Neben den „Russland-Verstehern“ und RT deutsch wurde von den Medien noch eine weitere Gruppe ins Visier genommen, die sogenannten Verschwörungstheoretiker. Diese Leute sammeln sich nach Meinung der Mainstream-Medien etwa um den Video-Kanal von Ken Jebsen. Der inzwischen abgeschaltete Kanal bei YouTube hatte eine halbe Million Abonnenten.

Als Verschwörungstheoretiker werden (unter anderem) die bezeichnet, welche vermuten, dass die Politiker mit den Anti-Corona-Maßnahmen nicht die Bevölkerung schützen, sondern eine Herrschaft über die Bevölkerung ausüben wollen. Die sogenannten Verschwörungstheoretiker treten demnach auf gegen Impfzwang, die Aushebelung von Grundrechten und die totale Kontrolle des Individuums.

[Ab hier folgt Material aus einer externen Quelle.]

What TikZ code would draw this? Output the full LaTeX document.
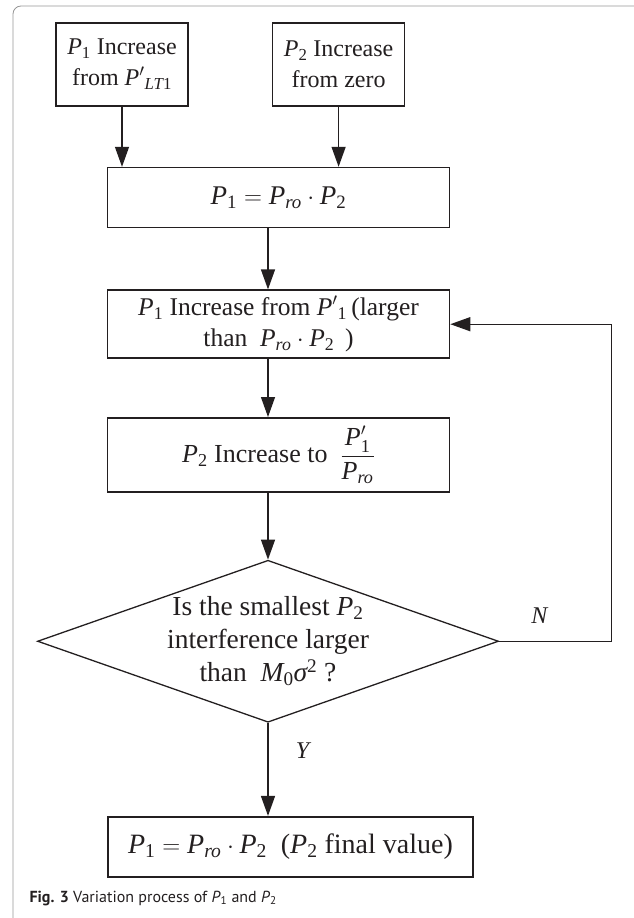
\documentclass[tikz,border=0pt]{standalone}
\usepackage{amsmath}
\usepackage{fontspec}
\setmainfont{Liberation Serif}
\newfontfamily\capfont{PT Sans}
\usetikzlibrary{shapes.geometric, arrows.meta, positioning}
\definecolor{inkblack}{RGB}{35,31,32}
\definecolor{framegray}{RGB}{150,150,150}
\newcommand{\iv}[1]{\text{\itshape #1}}

\begin{document}
\begin{tikzpicture}[
  x=1pt, y=-1pt,
  stepbox/.style={rectangle, draw=inkblack, line width=1.6pt, text=inkblack,
                  minimum width=132pt, minimum height=83pt, inner sep=2pt,
                  font=\fontsize{24}{31}\selectfont, align=center},
  widebox/.style={stepbox, minimum width=342pt, font=\fontsize{25.5}{31}\selectfont},
  eqbox/.style={widebox, font=\fontsize{27}{32}\selectfont},
  decision/.style={diamond, draw=inkblack, line width=1.3pt,
                   minimum width=461pt, minimum height=162pt, inner sep=0pt},
  arrow/.style={-{Triangle[length=20pt, width=14pt]}, line width=1.3pt, inkblack},
  answer/.style={font=\fontsize{24}{24}\selectfont\itshape, text=inkblack},
]
\useasboundingbox (0,0) rectangle (634,918);

% Frame
\draw[framegray, line width=0.8pt, rounded corners=8pt] (13,918) |- (634,6);

% Start
\node[stepbox] (incone) at (122,64.5) {$\iv{P}_{\text{1}}$ Increase\\from $\iv{P}^{\prime}{}_{\iv{LT}\text{1}}$};
\node[stepbox, right=83pt of incone] (inctwo) {$\iv{P}_{\text{2}}$ Increase\\from zero};

% Main column
\node[eqbox, minimum height=60pt, below=60pt of incone, xshift=156.5pt] (ratio) {$\iv{P}_{\text{1}} = \iv{P}_{\iv{ro}}\cdot\iv{P}_{\text{2}}$};
\node[widebox, minimum height=68pt, below=61pt of ratio] (incthree) {$\iv{P}_{\text{1}}$ Increase from $\iv{P}^{\prime}{}_{\text{1}}$\,(larger\\than\ \ $\iv{P}_{\iv{ro}}\cdot\iv{P}_{\text{2}}$\ \,)};
\node[widebox, minimum height=74pt, below=58pt of incthree, font=\fontsize{26}{31}\selectfont] (incfour) {$\iv{P}_{\text{2}}$ Increase to\ \ $\dfrac{\iv{P}_{\text{1}}^{\prime}}{\iv{P}_{\iv{ro}}}$};
\node[decision, below=67pt of incfour, xshift=-10.5pt] (check) {};
\node[align=center, text=inkblack, font=\fontsize{27.5}{33}\selectfont] (checktext) at (check.center) {Is the smallest $\iv{P}_{\text{2}}$\\interference larger\\than\ \ $\iv{M}_{\text{0}}\iv{σ}^{\text{2}}$ ?};
\node[eqbox, minimum width=365pt, minimum height=60pt, below=93pt of check, xshift=22.5pt, font=\fontsize{28}{32}\selectfont] (final) {$\iv{P}_{\text{1}} = \iv{P}_{\iv{ro}}\cdot\iv{P}_{\text{2}}$\ \ ($\iv{P}_{\text{2}}$ final value)};

\draw[arrow] (incone.south) -- (incone.south |- ratio.north);
\draw[arrow] (inctwo.south) -- (inctwo.south |- ratio.north);
\draw[arrow] (ratio.south -| check.north) -- (incthree.north -| check.north);
\draw[arrow] (incthree.south -| check.north) -- (incfour.north -| check.north);
\draw[arrow] (incfour.south -| check.north) -- (check.north);
\draw[arrow] (check.south) -- node[answer, right=24pt, pos=0.3] {Y} (final.north -| check.south);
\draw[arrow] (check.east) -- node[answer, above=14pt, pos=0.36] {N} ++(112,0) |- (incthree.east);

% Caption
\node[anchor=west, text=inkblack, font=\capfont\fontsize{16}{16}\selectfont] (caption) at (26,898) {\textbf{Fig. 3} Variation process of \textit{P}\textsubscript{1} and \textit{P}\textsubscript{2}};

\end{tikzpicture}
\end{document}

Google und seine YouTube-Tochter gingen in die Offensive. Am 27. Oktober 2020 war auf dem YouTube-Kanal des populären Video-Bloggers Ken Jebsen kein Video mehr zu sehen. Jebsen hatte alle Videos vom Kanal genommen, weil er eine zweite Verwarnung von YouTube bekommen hatte. Anlass war ein Interview mit dem Rechtsanwalt der Bewegung Querdenken-711, Markus Haintz. Einen dritten Strike – also die endgültige Abschaltung des Kanals – wollte Jebsen nicht abwarten. Doch YouTube reichte dieser Teilrückzug nicht. Man löschte den Kanal.

Das nächste Opfer von YouTube war das Portal Rubikon. Das 2017 gegründete Internetportal wurde 2020 zu einer populären Diskussionsplattform für Kritiker der Corona-Maßnahmen. Am 13. November 2020 wurde der Kanal ohne Begründung von YouTube abgeschaltet.

So viel ist sicher: Wir gehen interessanten Zeiten entgegen. Die Nachfrage nach alternativen Medien ist groß. Viele Menschen haben erkannt, dass man für alternative Medien seine freie Zeit und auch Geld spenden muss, will man sich nicht von den großen Medien und der Regierungspropaganda einwickeln lassen.


Dieser Text ist eine überarbeitete Fassung eines Vortrags, den der Autor am 24. März 2021 vor Studenten der romanisch-deutschen philologischen Fakultät der Universität Woronesch hielt. Die Stadt liegt 500 Kilometer südlich von Moskau.